Lemony Pan-Seared Chicken with Pesto Potato Salad and Peas
- 12ounces Yukon potatoes
- 12ounces chicken breasts
- 1ounce pine nuts
- 2tablespoons pesto
- 1 lemon
- 4ounces peas
- 2 scallions
- 1teaspoon olive oil
- Cut the potatoes into 3/4-inch cubes. Potatoes in a medium pot with enough water to cover and a large pinch of salt. Bring to a boil and cook for about 15 minutes, until tender. Remove with a slotted spoon, but keep the water boiling in the stove for later.
- Butterfly the chicken: Place your hand on top of the chicken breast and slice into the middle of the meat, parallel to the cutting board. Open up like a book and cover with a piece of plastic wrap. Pound with a heavy pan or mallet until 1/2-inch thick. Repeat with the other chicken breast. Season chicken on all sides with salt and pepper.

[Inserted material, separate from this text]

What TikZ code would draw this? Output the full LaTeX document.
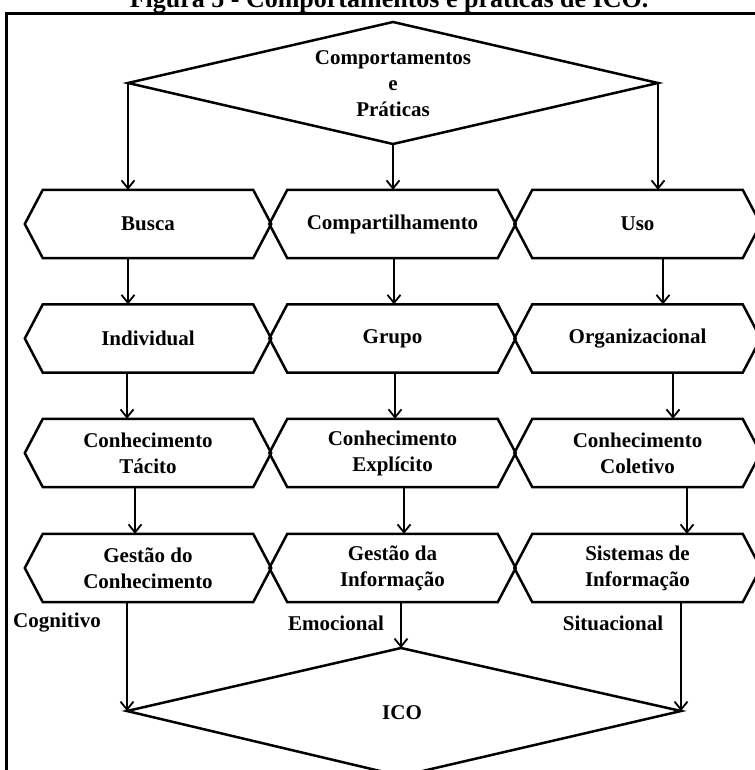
\documentclass[tikz,border=0pt]{standalone}
\usepackage{fontspec}
\setmainfont{Liberation Serif}
\usetikzlibrary{arrows.meta,calc}

\tikzset{
  lbl/.style={font=\bfseries\fontsize{21}{26}\selectfont, align=center, inner sep=0pt},
  hexbox/.style={lbl, minimum width=210pt, minimum height=68pt},
  outline/.style={line width=2.5pt, line join=miter},
  arr/.style={line width=1.8pt, -{Straight Barb[length=8pt,width=13pt,line width=1.8pt]}},
  frame/.style={line width=3pt},
}

% hexagonal box: rectangle node plus pointed ends
\newcommand\hexnode[4]{%
  \node[hexbox] (#1) at (#2,#3) {#4};
  \draw[outline] ([xshift=-18pt]#1.west) -- (#1.north west) -- (#1.north east)
    -- ([xshift=18pt]#1.east) -- (#1.south east) -- (#1.south west) -- cycle;
}
% downward arrow from one box to the next, shifted horizontally
\newcommand\downlink[3]{%
  \coordinate (tmp) at ([xshift=#3pt]#1.south);
  \draw[arr] (tmp) -- (tmp |- #2.north);
}

\begin{document}
\begin{tikzpicture}[x=1pt,y=-1pt]
\useasboundingbox (0,0) rectangle (754,770);

% caption and frame
\node[font=\bfseries\fontsize{26}{30}\selectfont, anchor=base, inner sep=0pt]
  (title) at (389,8) {Figura 5 - Comportamentos e práticas de ICO.};
\draw[frame] (6,790) -- (6,14) -- (770,14) -- (770,790);

% top decision shape
\coordinate (kN) at (393,22);
\coordinate (kE) at (658,83);
\coordinate (kS) at (393,144);
\coordinate (kW) at (128,83);
\draw[outline] (kN) -- (kE) -- (kS) -- (kW) -- cycle;
\node[lbl] (kite) at (393,84) {Comportamentos\\e\\Práticas};

% row 1
\hexnode{b1}{148}{224}{Busca}
\hexnode{b2}{392.5}{224}{Compartilhamento}
\hexnode{b3}{637.5}{224}{Uso}
% row 2
\hexnode{r1}{148}{338.5}{Individual}
\hexnode{r2}{392.5}{338.5}{Grupo}
\hexnode{r3}{637.5}{338.5}{Organizacional}
% row 3
\hexnode{c1}{148}{453}{Conhecimento\\Tácito}
\hexnode{c2}{392.5}{453}{Conhecimento\\Explícito}
\hexnode{c3}{637.5}{453}{Conhecimento\\Coletivo}
% row 4
\hexnode{g1}{148}{568}{Gestão do\\Conhecimento}
\hexnode{g2}{392.5}{568}{Gestão da\\Informação}
\hexnode{g3}{637.5}{568}{Sistemas de\\Informação}

% bottom decision shape
\coordinate (iN) at (401,648);
\coordinate (iE) at (681,711);
\coordinate (iS) at (401,776);
\coordinate (iW) at (127,711);
\draw[outline] (iN) -- (iE) -- (iS) -- (iW) -- cycle;
\node[lbl] (ico) at (402,713) {ICO};

% labels of the three dimensions
\node[lbl] (cog) at (57,623) {Cognitivo};
\node[lbl] (emo) at (336,623) {Emocional};
\node[lbl] (sit) at (613,623) {Situacional};

% connectors
\draw[arr] (kW) -- (kW |- b1.north);
\draw[arr] (kS) -- (kS |- b2.north);
\draw[arr] (kE) -- (kE |- b3.north);

\downlink{b1}{r1}{-20}
\downlink{b2}{r2}{1.5}
\downlink{b3}{r3}{25.5}

\downlink{r1}{c1}{-21}
\downlink{r2}{c2}{2.5}
\downlink{r3}{c3}{35.5}

\downlink{c1}{g1}{-13}
\downlink{c2}{g2}{11.5}
\downlink{c3}{g3}{49.5}

\draw[arr] (g1.south -| iW) -- (iW);
\draw[arr] (g2.south -| iN) -- (iN);
\draw[arr] (g3.south -| iE) -- (iE);
\end{tikzpicture}
\end{document}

- Heat a large pan over medium-low heat. Add the pine nuts and toss for 2-3 minutes, until toasted and fragrant. Set aside.
- Heat a drizzle of oil in the same pan over medium-high heat. Once hot, add the chicken to the pan and cook 3-4 minutes per side, until golden brown and cooked through. Set aside to rest.
- Meanwhile, thinly slice the scallions.
- Add the peas to the boiling water and cook about 2 minutes, until tender. Remove with a slotted spoon ad place in a medium bowl. Toss the potatoes, scallions, pine nuts, 2 tablespoons pesto, and a squeeze of lemon into the bowl with the peas. Taste and season with salt and pepper.
- Thinly slice the chicken and serve on a bed of the potato salad. Finish with a drizzle of pesto and a squeeze of lemon, if desired. Enjoy!